The guild system as it evolved in mediaeval Europe from the 11th century, with its masters, journeymen and apprentices, came into Ireland with the Normans, and became established in the main towns, primarily Dublin, but on the basis of excluding the Irish; after the Reformation this was reinforced on a religious basis. As a consequence the Dublin guild system acted as a barrier to the survival of the native Irish craft culture, which declined into an underworld existence.

The exclusivist guilds peaked in the 17th century, and declined in the 18th, evolving into political lobbyist groups unrelated to their nominal trades.
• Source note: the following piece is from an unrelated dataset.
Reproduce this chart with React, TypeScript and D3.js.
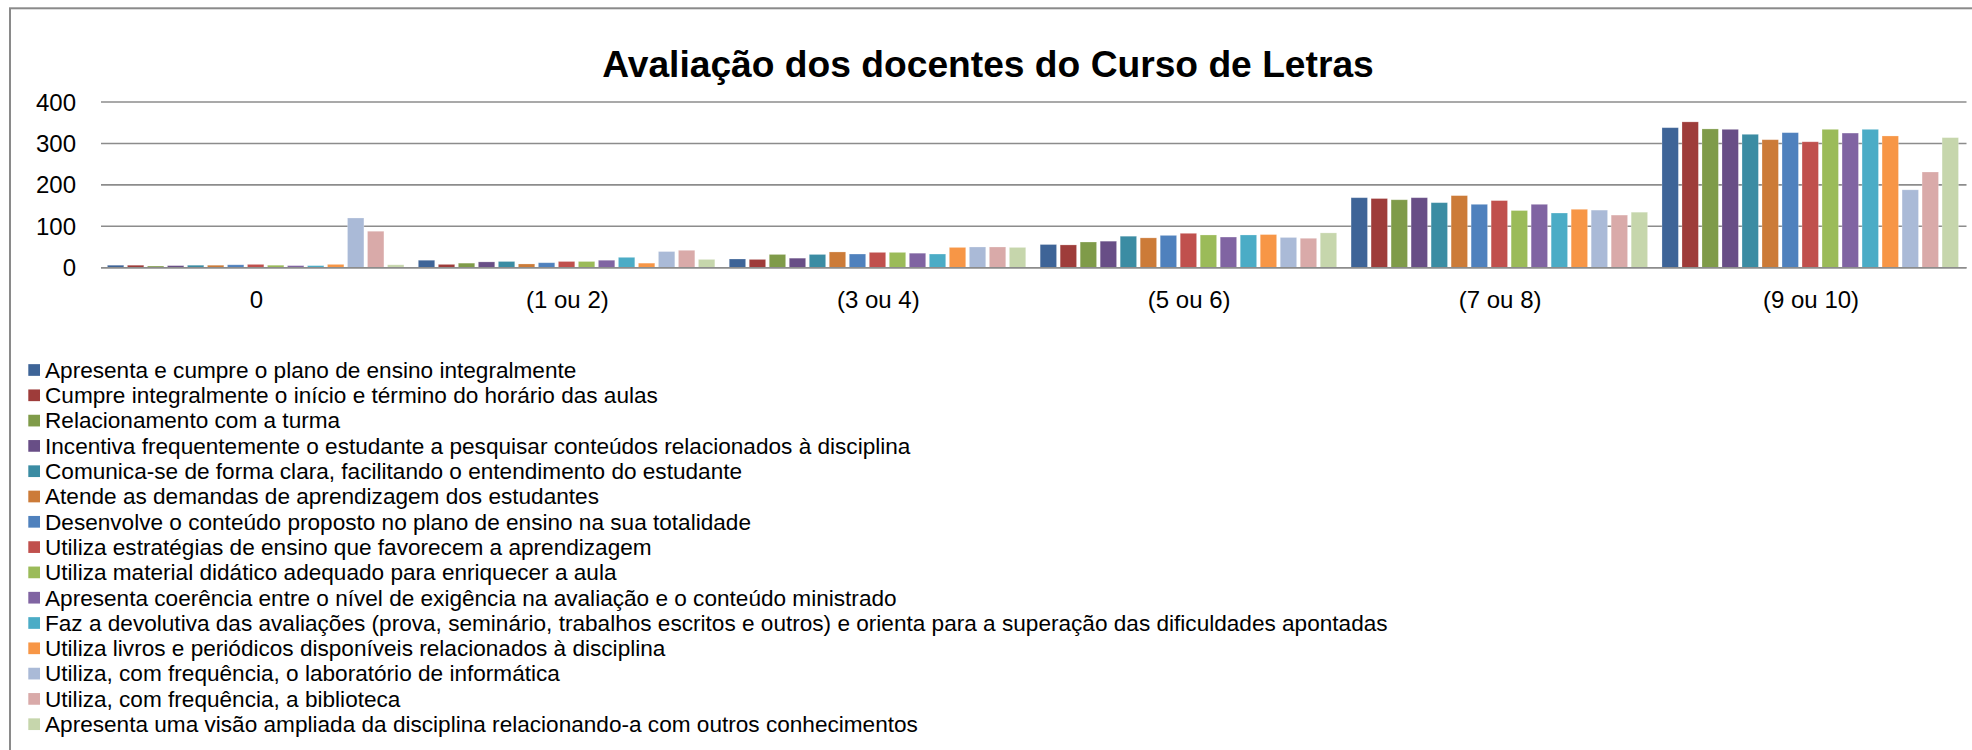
import React from "react";
import * as d3 from "d3";

const TITLE = "Avaliação dos docentes do Curso de Letras";

const categories = ["0", "(1 ou 2)", "(3 ou 4)", "(5 ou 6)", "(7 ou 8)", "(9 ou 10)"];

const seriesNames = [
  "Apresenta e cumpre o plano de ensino integralmente",
  "Cumpre integralmente o início e término do horário das aulas",
  "Relacionamento com a turma",
  "Incentiva frequentemente o estudante a pesquisar conteúdos relacionados à disciplina",
  "Comunica-se de forma clara, facilitando o entendimento do estudante",
  "Atende as demandas de aprendizagem dos estudantes",
  "Desenvolve o conteúdo proposto no plano de ensino na sua totalidade",
  "Utiliza estratégias de ensino que favorecem a aprendizagem",
  "Utiliza material didático adequado para enriquecer a aula",
  "Apresenta coerência entre o nível de exigência na avaliação e o conteúdo ministrado",
  "Faz a devolutiva das avaliações (prova, seminário, trabalhos escritos e outros) e orienta para a superação das dificuldades apontadas",
  "Utiliza livros e periódicos disponíveis relacionados à disciplina",
  "Utiliza, com frequência, o laboratório de informática",
  "Utiliza, com frequência, a biblioteca",
  "Apresenta uma visão ampliada da disciplina relacionando-a com outros conhecimentos",
];

const seriesColors = [
  "#3E6497", "#9E3C3A", "#7F9B49", "#684E86", "#3B8CA3", "#CC7B38", "#4F81BD",
  "#C0504D", "#9BBB59", "#8064A2", "#4BACC6", "#F79646", "#AABAD7", "#D9AAA9", "#C6D6AC",
];

// values per category, one entry per series (in series order)
const values0 = [6, 6, 4, 5, 6, 6, 7, 8, 6, 5, 5, 8, 120, 88, 7];
const values12 = [18, 8, 11, 14, 15, 9, 12, 15, 15, 18, 25, 11, 39, 42, 20];
const values34 = [21, 20, 32, 23, 32, 38, 33, 37, 37, 35, 33, 49, 50, 50, 49];
const values56 = [56, 55, 62, 64, 76, 72, 78, 83, 79, 74, 79, 80, 73, 71, 84];
const values78 = [169, 167, 164, 169, 157, 174, 153, 162, 138, 153, 132, 141, 139, 127, 134];
const values910 = [338, 352, 335, 334, 322, 309, 326, 304, 334, 325, 334, 318, 188, 231, 314];

const categoryValues = [values0, values12, values34, values56, values78, values910];

const yTicks = [0, 100, 200, 300, 400];

const FONT = "'Liberation Sans', Arial, sans-serif";

export default function App() {
  const W = 1972;
  const H = 750;
  const plotLeft = 101;
  const plotRight = 1966.5;
  const y0 = 267.7;
  const yTop = 102;

  const x0 = d3.scaleBand<string>().domain(categories).range([plotLeft, plotRight]).paddingInner(0).paddingOuter(0);
  const x1 = d3
    .scaleBand<string>()
    .domain(seriesNames)
    .range([0, x0.bandwidth()])
    .paddingInner(0)
    .paddingOuter(0.27);
  const y = d3.scaleLinear().domain([0, 400]).range([y0, yTop]);

  const barW = x1.bandwidth() - 3.6;

  const legendX = 28.3;
  const legendY0 = 370;
  const legendStep = 25.3;
  const sq = 11.7;

  return (
    <svg
      width={W}
      height={H}
      style={{ position: "absolute", left: 0, top: 0, background: "#fff" }}
      fontFamily={FONT}
    >
      <rect x={0} y={0} width={W} height={H} fill="#fff" />
      <rect x={10} y={8.3} width={W + 20} height={H + 20} fill="#fff" stroke="#8a8a8a" strokeWidth={2} />

      <text x={988} y={77.3} textAnchor="middle" fontSize={37.2} fontWeight="bold" fill="#000">
        {TITLE}
      </text>

      {yTicks.map((t) => (
        <g key={t}>
          <line x1={plotLeft} x2={plotRight} y1={y(t)} y2={y(t)} stroke="#8c8c8c" strokeWidth={1.6} />
          <text x={76} y={y(t) + 8.6} textAnchor="end" fontSize={24} fill="#000">
            {t}
          </text>
        </g>
      ))}

      {categories.map((c, ci) => (
        <g key={c} transform={`translate(${x0(c)},0)`}>
          {seriesNames.map((s, si) => {
            const v = categoryValues[ci][si];
            return (
              <rect
                key={s}
                x={(x1(s) as number) + 1}
                y={y(v)}
                width={barW}
                height={y0 - y(v)}
                fill={seriesColors[si]}
                stroke="rgba(255,255,255,0.3)"
                strokeWidth={0.8}
              />
            );
          })}
          <text x={x0.bandwidth() / 2} y={307.7} textAnchor="middle" fontSize={24} fill="#000">
            {c}
          </text>
        </g>
      ))}

      <line x1={plotLeft} x2={plotRight} y1={y0} y2={y0} stroke="#8c8c8c" strokeWidth={1.6} />

      {seriesNames.map((s, i) => {
        const cy = legendY0 + i * legendStep;
        return (
          <g key={s}>
            <rect x={legendX} y={cy - sq / 2} width={sq} height={sq} fill={seriesColors[i]} />
            <text x={45} y={cy + 7.8} fontSize={22.6} fill="#000">
              {s}
            </text>
          </g>
        );
      })}
    </svg>
  );
}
This role however became redundant with the electoral reform of 1840, and they were abandoned by the elite, leaving empty shells, which were taken up by actual craftsmen again as embryonic trade unions., and in this mode they re- invented the old apprenticeship procedures, exercising control over entry by imposing a need to 'serve time', and craftsman-apprentice ratios. These craft unions organised into local federations (Trades Councils) and then in 1894 the Irish Congress of Trade Unions.

The beginning of the modern system of technical education was the 1884 Samuelson Commission, and then the Recess Report in 1896, which led to the establishment of the Department of Agriculture and Technical Instruction in 1899.